Saturday, November 22, 2008

Adventures in playwriting

So today I was finishing up a short avant-garde play script. (My character in Lusternia is a well-known playwright, so I have to produce plays every so often.) I was using a QuickPad Pro to write it: this is a handy little device that runs an ancient version of DOS with a word processor that only works in plain text, but it's perfectly suited to writing on the go since it is light, extremely portable, boots up instantly, and runs for weeks on AA batteries. I can use it in the car, like on the long drive to CostCo, or in other places, like while waiting for the movie to start in the theater. And indeed, waiting for the trailers, I finished the play, and was very happy with the result. I actually found myself crying as I wrote the last lines.

The play is very short, only four and a half pages printed, but it took a lot more work than you'd think because it's very avant-garde and experimental, and I kept going back to change my mind about how I wanted to handle roles, costumes, scene changes, etc.

After the movie, on the way home, I wanted to start going through it for a second draft, to clean things up. All my writing depends on lots of rewriting. Feeling like I needed to be sure I didn't lose anything, I went to copy the play first. But I didn't have the external data card with me, so I sought to make a copy in main memory.

Doing so, I got some partial error message, and then... the play was gone.

Gone.

I spent about fifteen minutes trying to recover it, and being distraught; and then I set everything else aside and started rewriting it from memory. I didn't let any time pass, I just poured it out. And thankfully it went quickly. The just-under-an-hour trip down from the movie theater, I was typing the whole way, and I finished mere blocks from the house.
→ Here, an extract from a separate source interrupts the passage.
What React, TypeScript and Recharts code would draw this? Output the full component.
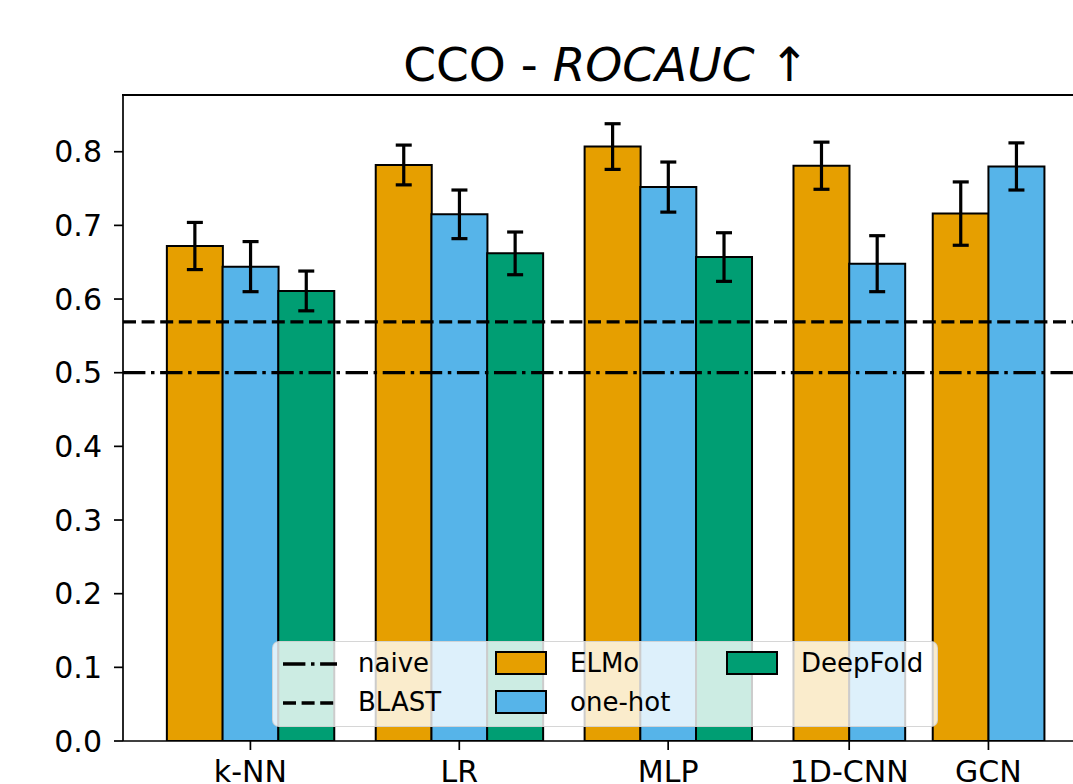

Sometimes when I have to rewrite in a situation like this, the second time never feels as good as the first did. But since it was short enough, and I did it quick enough, I think the second time came out just about as good as the first time would have been after my first pass of rewrites. So thankfully, no harm was done. What a relief too. Losing something I wrote, when it's happened before, has made me feel so heart-sick.

2 comments:

rethoryke said...

Ouch. I'm glad you were in a mental space where you could remember the gist of what you had written and were able to hammer out something that captured your goals to your satisfaction. There's nothing like thinking you've got something saved and then discovering much later that something has gone seriously wrong with the "Save" function.

The most vivid memories I have of that are from when I was doing all my work on a little TRS-80 Model 100, and saving to cassettes or little 3.5 disks. What I didn't know was that my disk drive was becoming unreliable, so disks that had stories, papers, etc, became unreadable... and not everything had been printed out.

From where I am now, not a gigantic loss, but back then, oh the woe...

litlfrog said...

There are few feelings that bring complete, unpleasant focus like fear of a lost document. I'd put it up there with realizing you've messed up at work and talking to the police.